ENTRETIEN. Prêcheur et dirigeant politique, l’imam Abou Hafs réagit aux attaques terroristes qu’a connues la France, vendredi 13 novembre 2015.
Maroc hebdo: Comment avez-vous réagi à la nouvelle des attaques de Paris?
Abou Hafs : Très très mal. Comme vous, comme tout le monde, j’ai été effondré. J’ai une pensée, en cet instant, pour les victimes innocentes. Il faut condamner avec force, avec beaucoup de véhémence cette sauvagerie insoutenable, ces actions barbares d’une bestialité sans pareil. Ces attentats sont abjects et sont inacceptables, inexcusables. Aucune idéologie ne peut les légitimer. L’Islam est une religion de paix; depuis 14 siècles, il s’est toujours évertué à propager un message d’amour, de coexistence entre différentes religions, peu importe nos différences, sans réelle importance au fond. Ce qui compte, en définitive, c’est notre capacité à pouvoir vivre ensemble, au-delà des points de vue qui peuvent parfois nous opposer. C’est d’ailleurs cela l’essence même du message du saint Coran. Vivre et laisser vivre. L’Islam ne cautionne et ne peut aucunement cautionner ces attentats. Les terroristes ne peuvent nullement s’en réclamer, étant donné que leur discours ne tient aucun fondement dans notre religion.
Vous avez longtemps fréquenté les cercles jihadistes, eux-mêmes prônant une vision violente de l’Islam. Depuis, vous avez changé. Votre discours appelle désormais à la tolérance mutuelle, au vivre-ensemble, comme vous venez d’ailleurs de le souligner. A quoi peut, d’après vous, penser un terroriste en commettant son forfait?

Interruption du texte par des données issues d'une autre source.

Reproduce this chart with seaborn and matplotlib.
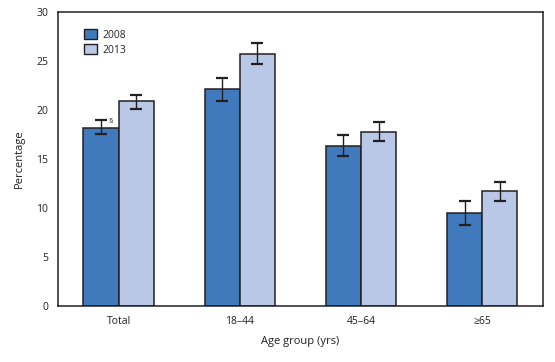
import matplotlib
matplotlib.use("Agg")
import matplotlib.pyplot as plt
import seaborn as sns
import pandas as pd
import numpy as np

categories = ["Total", "18\u201344", "45\u201364", "\u226565"]
years = ["2008", "2013"]
values_2008 = [18.2, 22.1, 16.3, 9.5]
values_2013 = [20.9, 25.7, 17.8, 11.7]
lower_2008 = [17.5, 20.9, 15.3, 8.3]
upper_2008 = [19.0, 23.3, 17.4, 10.7]
lower_2013 = [20.1, 24.7, 16.8, 10.7]
upper_2013 = [21.5, 26.8, 18.8, 12.7]

sns.set_theme(style="white")
plt.rcParams['font.family'] = ['Open Sans', 'DejaVu Sans']

df = pd.DataFrame({
    "group": categories * 2,
    "year": [years[0]] * 4 + [years[1]] * 4,
    "value": values_2008 + values_2013,
})

fig = plt.figure(figsize=(5.55, 3.62), dpi=100)
ax = fig.add_axes([0.1045, 0.1547, 0.8735, 0.8122])

colors = ["#4079BC", "#B8C8E6"]
sns.barplot(data=df, x="group", y="value", hue="year", palette=colors,
            width=0.58, edgecolor="#231F20", linewidth=1.1, ax=ax,
            errorbar=None, saturation=1)

bar_containers = list(ax.containers)
lows = [lower_2008, lower_2013]
highs = [upper_2008, upper_2013]
vals = [values_2008, values_2013]
for i, cont in enumerate(bar_containers):
    xs = [p.get_x() + p.get_width() / 2 for p in cont.patches]
    v = np.array(vals[i])
    lo = v - np.array(lows[i])
    hi = np.array(highs[i]) - v
    ax.errorbar(xs, v, yerr=[lo, hi], fmt="none", ecolor="#231F20",
                elinewidth=1.0, capsize=4, capthick=1.6, zorder=5)

# section sign annotation
p0 = bar_containers[0].patches[0]
ax.text(p0.get_x() + p0.get_width() / 2 + 0.065, upper_2008[0] - 0.2, "\u00a7",
        fontsize=6, color="#231F20", ha="left", va="center")

ax.set_xlim(-0.5, 3.5)
ax.set_ylim(0, 30)
ax.set_yticks(range(0, 31, 5))
ax.set_xlabel("Age group (yrs)", fontsize=8, color="#231F20", labelpad=7)
ax.set_ylabel("Percentage", fontsize=8, color="#231F20", labelpad=8)
ax.tick_params(axis="both", which="both", direction="out", length=5,
               width=1, color="#231F20", labelsize=7.5, labelcolor="#231F20")
ax.tick_params(axis="x", pad=3, length=4)
ax.tick_params(axis="y", pad=2)
for s in ax.spines.values():
    s.set_visible(True)
    s.set_color("#231F20")
    s.set_linewidth(1.1)

leg = ax.legend(loc="upper left", bbox_to_anchor=(0.035, 0.975), frameon=False,
                fontsize=7.5, handlelength=1.2, handleheight=1.2,
                handletextpad=0.5, labelspacing=0.3, title=None)
for h in leg.legend_handles:
    h.set_edgecolor("#231F20")
    h.set_linewidth(1.0)

fig.savefig("out.png", dpi=100)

Abou Hafs: Le grand danger chez un terroriste, et chez un extrémiste de façon générale, c’est qu’il croit avoir raison. En agissant avec violence, en tuant des innocents, il pense être dans le vrai et accomplir son devoir de bon musulman. Certains d’eux peuvent même ressentir du plaisir à tuer, à abattre ceux qu’ils assimilent à l’ennemi, maudit par Dieu et son Prophète. C’est pour cela que je pense que les approches actuelles, faisant appel à des gens de religion pour propager un message de paix et d’amour auprès des jeunes musulmans, ne peut être pleinement efficient si l’on n’y associe pas des psychologues, des sociologues et autres spécialistes en sciences humaines; ceux-là sont à même de pénétrer, avec l’objectivité du scientifique, le coeur et l’esprit d’un jihadiste. L’on ne peut, en effet, raisonnablement lutter contre ce que l’on ne connaît pas vraiment, ce dont on ignore les véritables ressorts et tenants.
On vous remarque souvent sur les réseaux sociaux. Vous ne vous limitez pas à des prêches classiques dans les vases clos des mosquées. Reconnaissez- vous le rôle devenu essentiel des réseaux dans la propagation de l’Islam de paix et d’amour que vous défendez?
Abou Hafs : Les réseaux sociaux sont devenus des lieux incontournables dans nos sociétés actuelles, numérisées, dans la propagation du message religieux, qu’il soit de paix et d’amour, comme je le défends, ou extrémiste, comme c’est le cas pour les idéologues du jihadisme.
D’ailleurs, c’est par le biais d’Internet que les organisations terroristes parviennent aujourd’hui à renforcer leur soldatesque. Il ne faut pas les laisser, partant, opérer seul sur ce terrain; j’ai le devoir, en tant que musulman, de produire un message différent, plus tolérant, dans ce même espace. Globalement, les Etats ne peuvent aujourd’hui prétendre lutter contre l’idéologie jihadiste s’ils ne prennent pas en compte la réalité des réseaux sociaux, et leur rôle, désormais clairement établi, dans la production et la circulation des idées.